Christmas 2003 was approaching, I had lost both of my girls within six weeks, during the fall, and kept feeling like I was supposed to be doing *something* for them, like baking their favorite treats to fill their stockings and buying their gifts. I always made a big deal out of Christmas for my girls (it was just me and them) and the realization that we would not be spending the upcoming holidays together, saddened me....they were gone, and it was such an empty feeling.
I always loved putting up all the decorations, but it was difficult to get "up" for the holidays...my heart just wasn't in it. The last thing I said to Jingles as she was slipping away was, "be sure to look for the Christmas tree you loved so much, Mommy will be putting it up for you and Jezzy." I did try to keep my promise to her, but when I was half way through setting it up, I just couldn't finish it...it didn't feel right to me, so I took it down. I did decorate the fireplace mantle, and hung the girls' stockings, decorated my lampost and put lights on several small evergreens in front of my home...the girls loved that too.
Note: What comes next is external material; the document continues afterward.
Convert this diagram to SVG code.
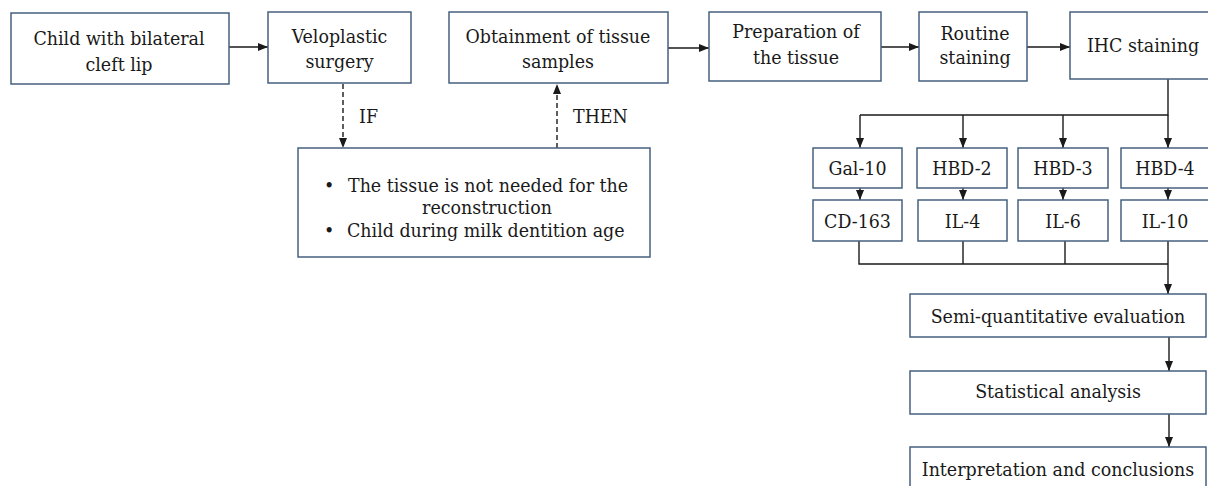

A few days later, I began to feel guilty about not putting up the big tree, and decided to put up a small tree (the one at the top of the page) as a memorial to my girls. I put on a couple of strings of small multi-colored lights, a tiny gold garland with santas and reindeer, small dog angel ornaments I had collected over the years, and various other tiny wooden ornaments, including two bone ornaments with their names, and an angel at the top of the tree. I placed their collars and a Beanie Baby angel on top of each of their urns on the table in front of the tree. Each night during the holiday season, I lit a small candle placed by their urns, while remembering the special times we had together. Somehow, putting up a holiday memorial tree for my girls made me feel better. I was sure they saw their special tree....they knew they had not been forgotten. I had kept my promise to Jingles, but in a different and meaningful way.
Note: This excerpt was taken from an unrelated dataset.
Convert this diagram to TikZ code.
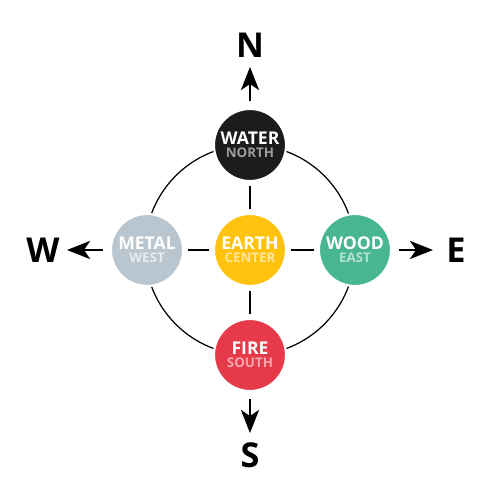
\documentclass[tikz,border=0pt]{standalone}
\usepackage{fontspec}
\setmainfont{Open Sans}
\usetikzlibrary{arrows.meta}

\definecolor{waterc}{HTML}{1C1C1C}
\definecolor{waterl}{HTML}{9C9C9C}
\definecolor{metalc}{HTML}{B9C6D0}
\definecolor{metall}{HTML}{E6EBEF}
\definecolor{earthc}{HTML}{FFC30F}
\definecolor{earthl}{HTML}{FFE597}
\definecolor{woodc}{HTML}{48B693}
\definecolor{woodl}{HTML}{B3E2D1}
\definecolor{firec}{HTML}{E63A4A}
\definecolor{firel}{HTML}{F6A7B0}

\tikzset{
    elem/.style={circle, minimum size=1.44cm, inner sep=0pt, draw=white, line width=1.2pt,
                 text=white, align=center, font=\bfseries\fontsize{10}{7.4}\selectfont},
    spoke/.style={line width=1.1pt, shorten <=0.07cm, shorten >=0.07cm},
    compass/.style={-{Stealth[length=0.46cm, width=0.36cm, inset=0.12cm]}, line width=1.6pt,
                    shorten <=0.14cm},
    dir/.style={inner sep=0pt, font=\bfseries\fontsize{19.5}{20}\selectfont}
}

\begin{document}
\begin{tikzpicture}
    \useasboundingbox (-5,-5) rectangle (5,5);

    \draw[line width=0.7pt] (0,0) circle (2.1);

    \node[elem, fill=earthc] (earth) at (0,0) {EARTH\\\textcolor{earthl}{\fontsize{7.6}{7.4}\selectfont CENTER}};
    \node[elem, fill=waterc] (water) at (0,2.1) {WATER\\\textcolor{waterl}{\fontsize{7.6}{7.4}\selectfont NORTH}};
    \node[elem, fill=metalc] (metal) at (-2.06,0) {METAL\\\textcolor{metall}{\fontsize{7.6}{7.4}\selectfont WEST}};
    \node[elem, fill=woodc] (wood) at (2.1,0) {WOOD\\\textcolor{woodl}{\fontsize{7.6}{7.4}\selectfont EAST}};
    \node[elem, fill=firec] (fire) at (0,-2.1) {FIRE\\\textcolor{firel}{\fontsize{7.6}{7.4}\selectfont SOUTH}};

    % spokes to the centre
    \draw[spoke] (earth) -- (water);
    \draw[spoke] (earth) -- (metal);
    \draw[spoke] (earth) -- (wood);
    \draw[spoke] (earth) -- (fire);

    % compass
    \node[dir] (north) at (0,4.1) {N};
    \node[dir] (south) at (0,-4.1) {S};
    \node[dir] (west) at (-4.14,0) {W};
    \node[dir] (east) at (4.12,0) {E};
    \coordinate (ntip) at (0,3.66);
    \coordinate (stip) at (0,-3.66);
    \coordinate (wtip) at (-3.66,0);
    \coordinate (etip) at (3.66,0);
    \draw[compass] (water) -- (ntip);
    \draw[compass] (fire) -- (stip);
    \draw[compass] (metal) -- (wtip);
    \draw[compass] (wood) -- (etip);
\end{tikzpicture}
\end{document}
The holiday memorial tree worked for me, and you can do the same thing, or do whatever you do depending on your religious affiliation. If you have a memorial garden in your yard and have a small evergreen in it or nearby, put some lights and small decorations on it. You can also make or purchase a holiday wreath or small holiday blanket to place in your memorial garden. Select one evergreen in your yard, if you don't have a memorial garden, and decorate it as a special memorial for your past pet/s...they will be sure to see it from The Bridge. If you have children, get them involved in decorating a memorial tree inside, or outside and encourage them to make some of the decorations. If you had holiday stockings for your past pet/s, have the children fill them with treats, hang them up by the fireplace, or wherever in the your home, and then donate the treats to your local shelter after the holidays...a gift for the needy pets, from your past pets.
Even though I now have a new companion and will be putting up my big Christmas tree this year, I will also be setting up the small memorial tree for my girls and will do so each holiday season.
I hope this article will be of some help to you as the holiday season approaches, and may you find comfort in the wonderful memories of your past pet/s, while you memorialize them in your own special way.